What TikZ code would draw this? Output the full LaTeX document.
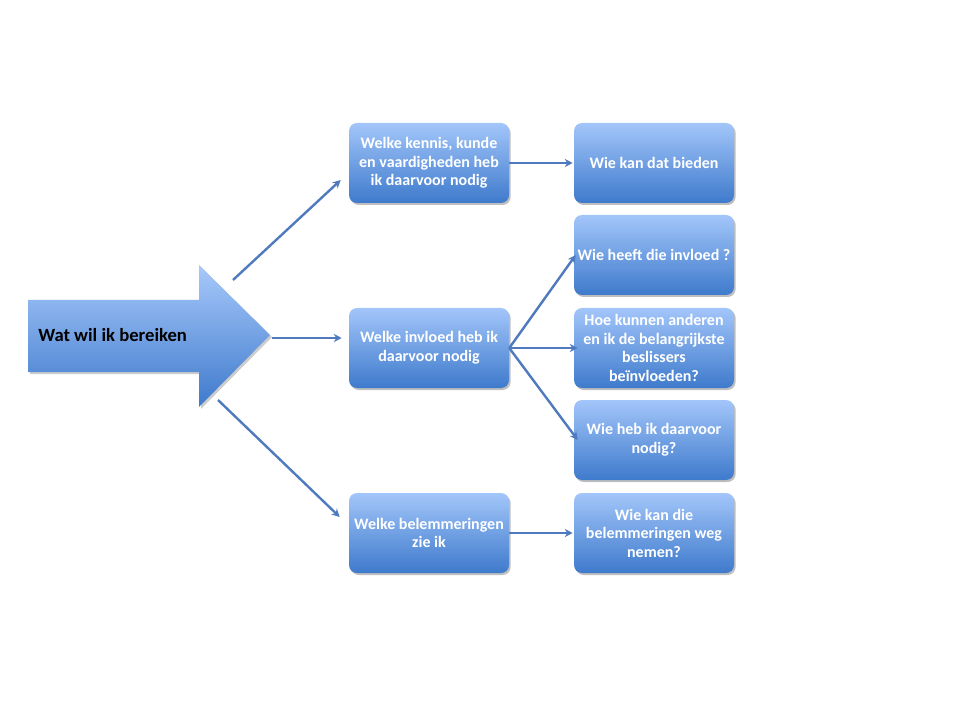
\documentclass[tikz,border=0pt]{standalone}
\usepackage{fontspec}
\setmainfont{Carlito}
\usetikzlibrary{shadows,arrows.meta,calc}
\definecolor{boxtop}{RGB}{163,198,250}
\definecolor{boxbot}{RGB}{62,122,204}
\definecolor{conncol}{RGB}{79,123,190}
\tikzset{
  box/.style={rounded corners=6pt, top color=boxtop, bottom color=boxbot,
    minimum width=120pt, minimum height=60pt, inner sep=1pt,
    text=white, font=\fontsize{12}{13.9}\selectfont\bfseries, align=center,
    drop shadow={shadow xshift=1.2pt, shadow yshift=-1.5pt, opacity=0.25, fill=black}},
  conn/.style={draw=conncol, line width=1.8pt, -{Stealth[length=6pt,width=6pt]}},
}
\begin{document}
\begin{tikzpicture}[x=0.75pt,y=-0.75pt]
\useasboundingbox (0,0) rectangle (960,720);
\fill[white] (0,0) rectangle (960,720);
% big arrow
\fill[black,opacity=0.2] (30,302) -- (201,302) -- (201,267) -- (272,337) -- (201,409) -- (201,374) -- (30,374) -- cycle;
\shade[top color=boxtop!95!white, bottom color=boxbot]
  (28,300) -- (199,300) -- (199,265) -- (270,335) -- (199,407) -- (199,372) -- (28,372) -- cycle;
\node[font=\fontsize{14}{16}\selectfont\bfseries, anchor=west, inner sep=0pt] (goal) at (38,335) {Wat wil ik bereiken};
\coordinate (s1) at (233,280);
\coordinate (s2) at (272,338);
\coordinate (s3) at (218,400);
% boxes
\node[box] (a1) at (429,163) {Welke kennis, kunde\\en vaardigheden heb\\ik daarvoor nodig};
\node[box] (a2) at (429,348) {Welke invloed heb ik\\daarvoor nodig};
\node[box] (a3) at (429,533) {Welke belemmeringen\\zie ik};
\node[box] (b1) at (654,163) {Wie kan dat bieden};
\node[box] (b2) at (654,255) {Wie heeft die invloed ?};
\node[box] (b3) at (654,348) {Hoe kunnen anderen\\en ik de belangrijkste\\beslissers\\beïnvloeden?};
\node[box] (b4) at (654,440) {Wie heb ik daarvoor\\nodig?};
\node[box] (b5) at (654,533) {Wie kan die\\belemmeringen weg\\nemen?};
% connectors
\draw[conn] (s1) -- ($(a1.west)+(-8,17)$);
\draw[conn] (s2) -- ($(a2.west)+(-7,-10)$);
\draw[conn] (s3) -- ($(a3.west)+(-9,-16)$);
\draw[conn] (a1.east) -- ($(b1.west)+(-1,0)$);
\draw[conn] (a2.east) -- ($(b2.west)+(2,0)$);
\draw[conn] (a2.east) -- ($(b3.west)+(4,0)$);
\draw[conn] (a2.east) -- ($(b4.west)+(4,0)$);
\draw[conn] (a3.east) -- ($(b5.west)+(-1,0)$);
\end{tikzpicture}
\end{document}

▬▬▬

THE EXERCISE
Reproduce the material in its entirety and word for word, without the pictures.

ANSWER IN FULL
What TikZ code would draw this? Output the full LaTeX document.
\documentclass[tikz,border=0pt]{standalone}
\usepackage{fontspec}
\setmainfont{Carlito}
\usetikzlibrary{shadows,arrows.meta,calc}
\definecolor{boxtop}{RGB}{163,198,250}
\definecolor{boxbot}{RGB}{62,122,204}
\definecolor{conncol}{RGB}{79,123,190}
\tikzset{
  box/.style={rounded corners=6pt, top color=boxtop, bottom color=boxbot,
    minimum width=120pt, minimum height=60pt, inner sep=1pt,
    text=white, font=\fontsize{12}{13.9}\selectfont\bfseries, align=center,
    drop shadow={shadow xshift=1.2pt, shadow yshift=-1.5pt, opacity=0.25, fill=black}},
  conn/.style={draw=conncol, line width=1.8pt, -{Stealth[length=6pt,width=6pt]}},
}
\begin{document}
\begin{tikzpicture}[x=0.75pt,y=-0.75pt]
\useasboundingbox (0,0) rectangle (960,720);
\fill[white] (0,0) rectangle (960,720);
% big arrow
\fill[black,opacity=0.2] (30,302) -- (201,302) -- (201,267) -- (272,337) -- (201,409) -- (201,374) -- (30,374) -- cycle;
\shade[top color=boxtop!95!white, bottom color=boxbot]
  (28,300) -- (199,300) -- (199,265) -- (270,335) -- (199,407) -- (199,372) -- (28,372) -- cycle;
\node[font=\fontsize{14}{16}\selectfont\bfseries, anchor=west, inner sep=0pt] (goal) at (38,335) {Wat wil ik bereiken};
\coordinate (s1) at (233,280);
\coordinate (s2) at (272,338);
\coordinate (s3) at (218,400);
% boxes
\node[box] (a1) at (429,163) {Welke kennis, kunde\\en vaardigheden heb\\ik daarvoor nodig};
\node[box] (a2) at (429,348) {Welke invloed heb ik\\daarvoor nodig};
\node[box] (a3) at (429,533) {Welke belemmeringen\\zie ik};
\node[box] (b1) at (654,163) {Wie kan dat bieden};
\node[box] (b2) at (654,255) {Wie heeft die invloed ?};
\node[box] (b3) at (654,348) {Hoe kunnen anderen\\en ik de belangrijkste\\beslissers\\beïnvloeden?};
\node[box] (b4) at (654,440) {Wie heb ik daarvoor\\nodig?};
\node[box] (b5) at (654,533) {Wie kan die\\belemmeringen weg\\nemen?};
% connectors
\draw[conn] (s1) -- ($(a1.west)+(-8,17)$);
\draw[conn] (s2) -- ($(a2.west)+(-7,-10)$);
\draw[conn] (s3) -- ($(a3.west)+(-9,-16)$);
\draw[conn] (a1.east) -- ($(b1.west)+(-1,0)$);
\draw[conn] (a2.east) -- ($(b2.west)+(2,0)$);
\draw[conn] (a2.east) -- ($(b3.west)+(4,0)$);
\draw[conn] (a2.east) -- ($(b4.west)+(4,0)$);
\draw[conn] (a3.east) -- ($(b5.west)+(-1,0)$);
\end{tikzpicture}
\end{document}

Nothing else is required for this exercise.